2018.12.26
【日替わりレビュー:水曜日】『羽山先生と寺野先生は付き合っている』黄井ぴかち
『羽山先生と寺野先生は付き合っている』
担任と副担任の先生は絶賛恋愛を勉強中
担任の先生、羽山飛鳥。イケメン系の堅物保健体育教諭。副担任の先生、寺野沙紀。ほんわかした優しい空気の生物科教諭。
2人はお付き合いを始めた。超絶奥手な2人、ときめきが加速し、学校でもキラキラした目でお互いを見てしまうほど。
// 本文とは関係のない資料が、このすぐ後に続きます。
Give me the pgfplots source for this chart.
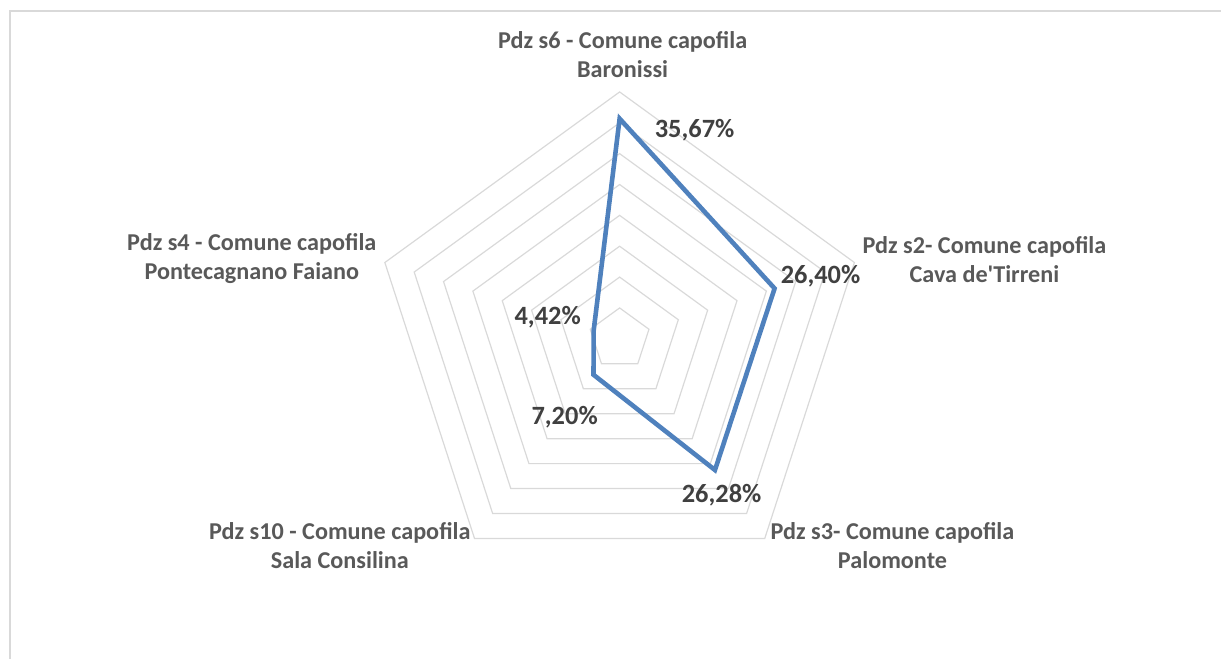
\documentclass[border=0pt]{standalone}
\usepackage{pgfplots}
\pgfplotsset{compat=1.18}
\usepackage{pgfplotstable}
\usepackage{fontspec}
\setmainfont{Carlito}
\definecolor{serie}{HTML}{4F81BD}
\definecolor{griglia}{HTML}{D9D9D9}
\definecolor{etich}{HTML}{595959}
\definecolor{valori}{HTML}{404040}

% angoli dei cinque assi
\pgfplotstableread{
a r
90 1
18 1
-54 1
-126 1
162 1
}\assi

% quota per ambito (%)
\pgfplotstableread{
a v
90 35.67
18 26.40
-54 26.28
-126 7.20
162 4.42
}\dati

\begin{document}
\begin{tikzpicture}[
  cat/.style={font=\fontsize{12.1}{14.5}\selectfont\bfseries, text=etich, align=center, inner sep=0pt},
  val/.style={font=\fontsize{13.2}{16}\selectfont\bfseries, text=valori, inner sep=0pt},
]
\begin{axis}[
  scale only axis, width=611pt, height=329.5pt,
  xmin=-100.40, xmax=97.49, ymin=-51.82, ymax=54.90,
  axis lines=none, ticks=none, clip=false,
]
\path (rel axis cs:0,0) rectangle (rel axis cs:1,1);
\draw[griglia, line width=0.7pt] (axis cs:-98.79,-51.82) -- (axis cs:-98.79,53.12) -- (axis cs:97.49,53.12);

\pgfplotsinvokeforeach{5,10,...,40}{
  \addplot[griglia, line width=0.6pt, line join=miter] table[x expr=#1*\thisrow{r}*cos(\thisrow{a}), y expr=#1*\thisrow{r}*sin(\thisrow{a})] {\assi} -- cycle;
}

\addplot[serie, line width=2.3pt, line join=miter, mark=none]
  table[x expr=\thisrow{v}*cos(\thisrow{a}), y expr=\thisrow{v}*sin(\thisrow{a})] {\dati} -- cycle;

\node[cat] at (axis cs:0.49,46.07) {Pdz s6 - Comune capofila\\Baronissi};
\node[cat] at (axis cs:59.11,12.79) {Pdz s2- Comune capofila\\Cava de\textquotesingle Tirreni};
\node[cat] at (axis cs:44.21,-33.44) {Pdz s3- Comune capofila\\Palomonte};
\node[cat] at (axis cs:-45.34,-33.44) {Pdz s10 - Comune capofila\\Sala Consilina};
\node[cat] at (axis cs:-59.60,12.96) {Pdz s4 - Comune capofila\\Pontecagnano Faiano};

\node[val] at (axis cs:12.15,33.85) {35,67\%};
\node[val] at (axis cs:32.55,10.20) {26,40\%};
\node[val] at (axis cs:16.52,-25.26) {26,28\%};
\node[val] at (axis cs:-8.91,-12.63) {7,20\%};
\node[val] at (axis cs:-11.66,3.56) {4,42\%};
\end{axis}
\end{tikzpicture}
\end{document}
確かにウブなのはかわいいけれども、それでまともに目を合わせられない、会話もままならないとなると、これは少々問題。
恋愛初心者な先生2人を描いた、百合ラブコメディ。
同僚の先生も、生徒も、2人のお付き合いにすぐ気づいて全員が応援という、ものすごく優しい世界。生徒に至っては、羽山に「進行形で!! 本人に好きって言わなきゃダメです!!」「寺野先生のレア写真★これ見て練習してください!」と、お付き合いの様子にダメ出しをするほど。
超絶お膳立てなシチュエーションなため、周囲でなにか問題が起きるんじゃないかという危惧は一切わかない。徹底して、2人の恋愛進展の一歩一歩にスポットが当てられている。
寺野は羽山を「凛としてかっこよくて」「すごく少女みたいな雰囲気でかわいい」どっちも好きだと述べた。
羽山は寺野を「感情豊かな少女みたいな寺野沙紀先生」「寄り添ってくれる大人の寺野沙紀さん」どちらにも惹かれていたと述べた。
お互いに、大人だけど「少女」な一面を見つけているのが、この作品の魅力の一つ。2人は立派に慕われる大人の教師として、生徒の前に立っている。だからといって青春を喪失したわけではない。今恋をして、時々大胆になる2人は、青春真っ只中の少女そのもの。
寺野と羽山が2人きりの時、はっちゃけて服を着たままプールに飛び込みそのままキスをする様子は、とてもキラキラしていて眩しい。
後半関係がどんどん進んでいく様子も必見。臨海学校の施設挨拶に2人で前日入りし、宿で2人で濃厚な初体験、次の日普通に先生としてきちんと活動している。表に出さない、見てはいけない姿を覗いてしまった感、大変心臓が高鳴りました。ごちそうさまでした。